Jim Carrey is again the standout of the on-screen collection of actors, his portrayal of Sonic’s ultimate foe evolving ever-closer to the video game character and Carrey once again making gold from every small or large (or even larger) moment he is given. His character, and his continued interactions with Sonic 1 favourite Agent Stone (Lee Majdoub), earns all the screen time he’s given and the love he has been shown. Meanwhile, Idris Elba’s debut in the Sonic universe as Knuckles is at times hilarious, Elba’s performance succeeding where the material succeeds and falling flat in moments where he’s less of a focus. His portrayal, and the character at large, are as Thor is to the Avengers, or Drax is to the Guardians of the Galaxy; he’s an earnestly intense fish out of water, and that makes him funny. Fans of Sonic 1’s side arc of Donut Lord James Marsden, his on-screen wife played by Tika Sumpter, and her on-screen sister played by Natasha Rothwell, may at first be disappointed by how the trio are ousted from the central narrative, but the pay off is more than worth it; Rothwell in particular getting highlight after highlight in a sequence that wouldn’t be out of place in a film likes Bridesmaids.
Even after two years of lockdowns, cinema closures, studios taking less risks and audiences no longer buying into anything other than a guaranteed entertainment fix at the box office, Sonic remains and Sonic thrives, and that speaks of Jeff Fowler and co’s ability to capture the innocence and excitement of youth.
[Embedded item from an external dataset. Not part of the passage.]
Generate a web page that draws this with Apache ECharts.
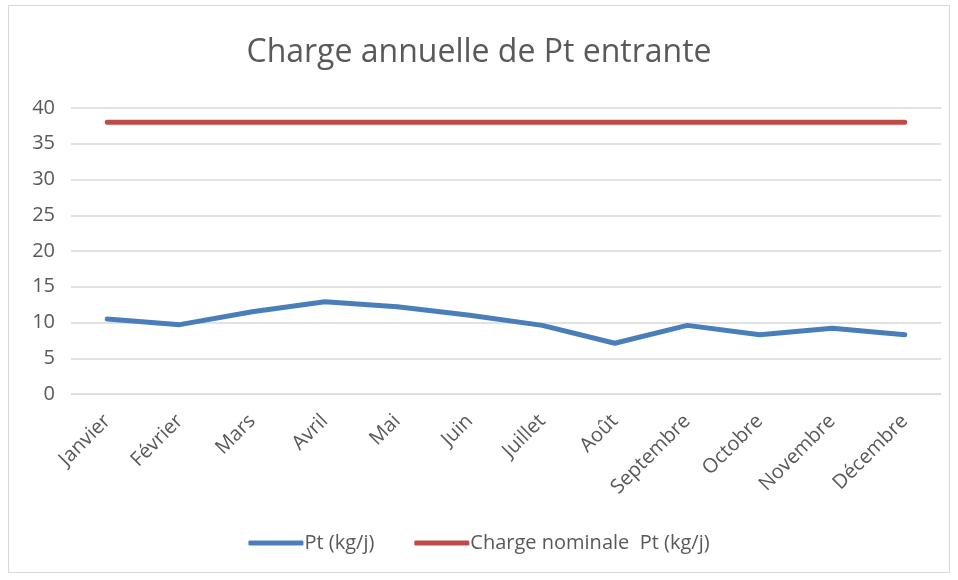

Jim Carrey is excellent, there are some scenes that will prove to be as memorable as any in video game cinema, there are call-backs to the roots of Sonic’s history, and there are plenty of laughs, but what everyone will remember most about Sonic the Hedgehog 2 is what they remembered most about Sonic the Hedgehog 1: the heart. This is family filmmaking for a new generation; enjoyable and funny albeit flawed big screen entertainment.